Ghana: John Mahama quits his role as African Union’s envoy
Former Ghanaian President John Mahama has quit his new role as African Union (AU)’s special envoy to Somalia over links with Nairobi.
“The high political importance of the proposed assignment requires that the High Representative enjoy the unalloyed support and co-operation of all political stakeholders,” read Mahama’s letter.
He further indicated that lack of support from the Federal Government of Somalia could jeopardise the whole process and undermine the hopes of restoring peace and stability in Somalia.
Mahama announced his withdrawal as the continental body’s High Representative to Somalia on his website on Thursday in a letter signed by his special aide Joyce Bawah Mogtari.
The Ghanaian leader was appointed as AU High Representative to Somalia on May 8, 2021.

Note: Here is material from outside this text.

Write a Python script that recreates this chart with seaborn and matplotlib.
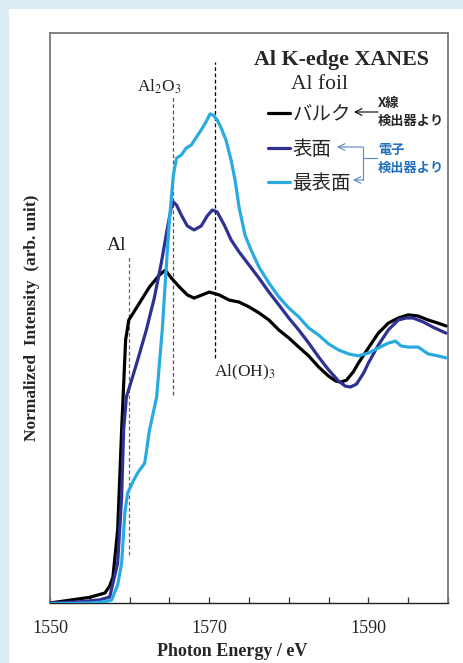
"""Al K-edge XANES de lamina de Al: bulk / superficie / superficie extrema."""
import matplotlib.pyplot as plt
import numpy as np
import pandas as pd
import seaborn as sns
from matplotlib.lines import Line2D
from matplotlib.patches import Rectangle
from matplotlib.ticker import FixedLocator, MultipleLocator

# --- datos (energia en eV, intensidad normalizada) ---
E_BULK = [1550.0, 1552.5, 1555.0, 1556.25, 1556.9, 1557.5, 1557.9, 1558.5,
          1559.0, 1559.5, 1559.9, 1561.25, 1562.5, 1563.75, 1564.5, 1565.25,
          1566.25, 1567.25, 1568.1, 1569.1, 1570.0, 1571.25, 1572.5, 1573.75,
          1575.0, 1576.25, 1577.5, 1578.75, 1580.0, 1581.25, 1582.5, 1583.75,
          1585.0, 1585.9, 1586.5, 1587.25, 1588.1, 1588.75, 1590.0, 1591.25,
          1592.5, 1593.75, 1595.0, 1596.25, 1597.5, 1598.75, 1599.75]
I_BULK = [0.00, 0.01, 0.02, 0.03, 0.035, 0.06, 0.09, 0.256,
          0.607, 0.923, 0.993, 1.053, 1.109, 1.151, 1.168, 1.14,
          1.109, 1.081, 1.07, 1.081, 1.091, 1.081, 1.063, 1.056,
          1.039, 1.018, 0.993, 0.958, 0.93, 0.898, 0.867, 0.828,
          0.796, 0.779, 0.775, 0.782, 0.811, 0.842, 0.895, 0.947,
          0.982, 1.0, 1.011, 1.007, 0.993, 0.982, 0.972]

E_SURF = [1550.0, 1553.75, 1556.25, 1557.5, 1558.5, 1559.0, 1559.25, 1559.6,
          1560.25, 1560.9, 1562.1, 1563.1, 1564.0, 1564.75, 1565.25, 1565.5,
          1565.9, 1566.5, 1567.25, 1568.1, 1569.0, 1569.75, 1570.4, 1571.0,
          1571.9, 1572.75, 1573.75, 1575.0, 1576.25, 1577.5, 1578.75, 1580.0,
          1581.25, 1582.5, 1583.75, 1585.0, 1586.25, 1587.1, 1587.75, 1588.5,
          1589.4, 1590.0, 1591.25, 1592.5, 1593.75, 1594.75, 1595.6, 1596.9,
          1598.1, 1599.75]
I_SURF = [0.0, 0.004, 0.011, 0.021, 0.14, 0.372, 0.607, 0.723,
          0.782, 0.842, 0.958, 1.07, 1.196, 1.316, 1.389, 1.407,
          1.396, 1.361, 1.323, 1.309, 1.323, 1.358, 1.379, 1.372,
          1.326, 1.274, 1.232, 1.186, 1.14, 1.091, 1.046, 1.0,
          0.958, 0.912, 0.863, 0.818, 0.779, 0.761, 0.758, 0.768,
          0.807, 0.842, 0.905, 0.958, 0.993, 1.0, 1.0, 0.986,
          0.968, 0.947]

E_TOP = [1550.0, 1555.0, 1556.9, 1557.75, 1558.5, 1559.0, 1559.4, 1559.75,
         1560.4, 1561.0, 1561.9, 1562.5, 1563.4, 1563.75, 1564.1, 1564.5,
         1565.0, 1565.5, 1565.9, 1566.5, 1567.1, 1567.75, 1568.4, 1569.0,
         1569.6, 1570.1, 1570.5, 1571.0, 1571.5, 1572.1, 1572.75, 1573.25,
         1573.75, 1574.5, 1575.25, 1576.25, 1577.5, 1578.75, 1580.0, 1581.25,
         1582.5, 1583.75, 1585.0, 1586.25, 1587.5, 1588.75, 1590.0, 1591.25,
         1592.5, 1593.4, 1594.1, 1595.0, 1596.25, 1597.5, 1598.75, 1599.75]
I_TOP = [-0.003, 0.0, 0.004, 0.011, 0.063, 0.14, 0.316, 0.386,
         0.425, 0.456, 0.491, 0.607, 0.723, 0.842, 0.958, 1.133,
         1.344, 1.502, 1.561, 1.572, 1.596, 1.607, 1.635, 1.66,
         1.688, 1.716, 1.712, 1.695, 1.667, 1.625, 1.554, 1.484,
         1.389, 1.291, 1.239, 1.179, 1.123, 1.074, 1.035, 1.004,
         0.965, 0.94, 0.909, 0.888, 0.874, 0.867, 0.877, 0.895,
         0.912, 0.919, 0.902, 0.898, 0.898, 0.874, 0.867, 0.86]

SERIES = ["バルク", "表面", "最表面"]
COLORES = {"バルク": "#000000", "表面": "#2e3192", "最表面": "#29abe2"}

# lineas de referencia (energia, y inferior, y superior, etiqueta)
REF_E = [1559.9, 1565.4, 1570.75]
REF_YMIN = [0.168, 0.730, 0.860]
REF_YMAX = [1.214, 1.782, 1.898]
REF_LABELS = ["Al", "Al$_2$O$_3$", "Al(OH)$_3$"]
REF_COLORS = ["#666666", "#555555", "#000000"]

W, H = 463, 663
SERIF = "Liberation Serif"
JP = ["Noto Sans CJK JP", "DejaVu Sans"]


def px(x, y):
    """Pixel de la imagen (origen arriba-izquierda) -> fraccion de figura."""
    return x / W, 1 - y / H


def main():
    sns.set_theme(style="white")
    plt.rcParams["font.family"] = [SERIF, "Noto Sans CJK JP"]
    plt.rcParams["mathtext.fontset"] = "stix"

    datos = pd.concat([
        pd.DataFrame({"E": E_BULK, "I": I_BULK, "serie": "バルク"}),
        pd.DataFrame({"E": E_SURF, "I": I_SURF, "serie": "表面"}),
        pd.DataFrame({"E": E_TOP, "I": I_TOP, "serie": "最表面"}),
    ], ignore_index=True)

    fig = plt.figure(figsize=(W / 100, H / 100), dpi=100)
    fig.patch.set_facecolor("#dbecf5")
    fig.patches.append(Rectangle(px(9, H), (W - 9) / W, (H - 9) / H,
                                 transform=fig.transFigure,
                                 facecolor="white", edgecolor="none",
                                 zorder=-10))
    ax = fig.add_axes([50 / W, 60 / H, 398 / W, 570 / H])
    ax.set_facecolor("white")

    # referencias punteadas
    for e, y0, y1, c in zip(REF_E, REF_YMIN, REF_YMAX, REF_COLORS):
        ax.vlines(e, y0, y1, colors=c, linestyles=(0, (3, 2)), lw=0.9,
                  zorder=1)
    ax.text(REF_E[0] - 1.5, REF_YMAX[0] + 0.04, REF_LABELS[0], ha="center",
            va="center", fontsize=14, family=SERIF, color="#222222")
    ax.text(REF_E[1] - 1.7, REF_YMAX[1] + 0.03, REF_LABELS[1],
            ha="center", va="center", fontsize=12.5, family=SERIF,
            color="#222222")
    ax.text(REF_E[2] - 0.15, REF_YMIN[2] - 0.05, REF_LABELS[2], ha="left",
            va="center", fontsize=12.5, family=SERIF, color="#222222")

    sns.lineplot(data=datos, x="E", y="I", hue="serie", hue_order=SERIES,
                 palette=COLORES, sort=False, estimator=None, lw=2.3,
                 legend=False, ax=ax, zorder=3)

    ax.set_xlim(1550, 1600)
    ax.set_ylim(0, 2.0)
    ax.xaxis.set_major_locator(FixedLocator([1550, 1570, 1590]))
    ax.xaxis.set_minor_locator(MultipleLocator(5))
    ax.tick_params(axis="x", which="both", direction="in", length=4,
                   width=0.9, color="#333333", pad=12, labelsize=13,
                   bottom=True)
    ax.set_yticks([])
    for sp in ax.spines.values():
        sp.set_visible(True)
        sp.set_color("#777777")
        sp.set_linewidth(1.3)
    ax.spines["bottom"].set_color("#222222")
    ax.spines["bottom"].set_linewidth(1.0)

    ax.set_xlabel("Photon Energy / eV", fontsize=13, fontweight="bold",
                  family=SERIF)
    ax.xaxis.set_label_coords(0.457, -0.07)
    ax.set_ylabel("Normalized  Intensity  (arb. unit)", fontsize=12.5,
                  fontweight="bold", family=SERIF)
    ax.yaxis.set_label_coords(-0.026, 0.5)

    # titulos
    ax.text(0.7325, 0.953, "Al K-edge XANES", transform=ax.transAxes,
            ha="center", va="center", fontsize=15.8, fontweight="bold",
            family=SERIF)
    ax.text(0.676, 0.909, "Al foil", transform=ax.transAxes, ha="center",
            va="center", fontsize=15.5, family=SERIF)

    # leyenda
    handles = [Line2D([], [], color=COLORES[s], lw=2.3) for s in SERIES]
    ax.legend(handles, SERIES, loc="upper left",
              bbox_to_anchor=((268 - 50) / 398, (603 - 104) / 570),
              frameon=False, handlelength=1.15, handletextpad=0.1,
              labelspacing=0.7, borderpad=0, borderaxespad=0,
              prop={"family": JP, "size": 14})

    # flechas y notas
    flecha = dict(arrowstyle="->", lw=0.8, color="black",
                  shrinkA=0, shrinkB=0, mutation_scale=12)
    ax.annotate("", xy=px(354, 112), xytext=px(378, 112),
                xycoords="figure fraction", arrowprops=flecha)
    fig.text(*px(378, 112), "X線\n検出器より", ha="left", va="center",
             fontsize=9.5, fontweight="bold", family=JP, linespacing=1.3)

    azul = "#5b86c4"
    flecha_azul = dict(flecha, color=azul)
    ax.annotate("", xy=px(337, 147), xytext=px(363, 147),
                xycoords="figure fraction", arrowprops=flecha_azul)
    ax.annotate("", xy=px(353, 180), xytext=px(363, 180),
                xycoords="figure fraction", arrowprops=flecha_azul)
    fig.add_artist(Line2D([px(363, 147)[0], px(363, 180)[0]],
                          [px(363, 147)[1], px(363, 180)[1]],
                          transform=fig.transFigure, color=azul, lw=0.8))
    fig.add_artist(Line2D([px(363, 158)[0], px(377, 158)[0]],
                          [px(363, 158)[1], px(377, 158)[1]],
                          transform=fig.transFigure, color=azul, lw=0.8))
    fig.text(*px(378, 159), "電子\n検出器より", ha="left", va="center",
             fontsize=9.5, fontweight="bold", family=JP, color="#1f6fbf",
             linespacing=1.3)

    fig.savefig("out.png", dpi=100, facecolor=fig.get_facecolor())
    plt.close(fig)


if __name__ == "__main__":
    main()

According to the continental body, President Mahama was expected to work with the Somali political stakeholders, to reach a mutually acceptable compromise towards an all-encompassing resolution for the holding of Somalia elections in the shortest time possible.
However, six days later- Mogadishu rejected Mahama’s appointment citing ‘direct links’ with Kenya.
Mogadishu wrote to the African Union Commission Chairperson alerting him that Somalia would no longer support the envoy in his mediation role.
The Somali Foreign Affairs Minister, Mohamed Abdirazak in a letter to AU rejecting Mahama said the Ghanaian ex-leader could not be trusted to be impartial and deliver an acceptable solution due to his relationship with the Kenyan leadership.
“It is indeed surprising that a candidate with extensive links with Kenya’s leadership has been chosen by the AU to facilitate talks on a political impasse partly engineered by those supported by Kenyan leadership,’’ read the letter dated May 9.
Somalia’s elections that were supposed to take place in February have since been delayed because of the electoral and political impasse that has seen the Horn of Africa nation plunged into crisis.
Somalia Prime Minister on May 20, said he was optimistic of a new round of talks on delayed elections.
“As we are fully prepared for the National consultative conference on elections, I am optimistic that it commences smoothly and ends satisfactorily so that the country goes to transparent, free, and fair elections,’’ Roble said ahead of the meeting between the government and five leaders of the federal member states.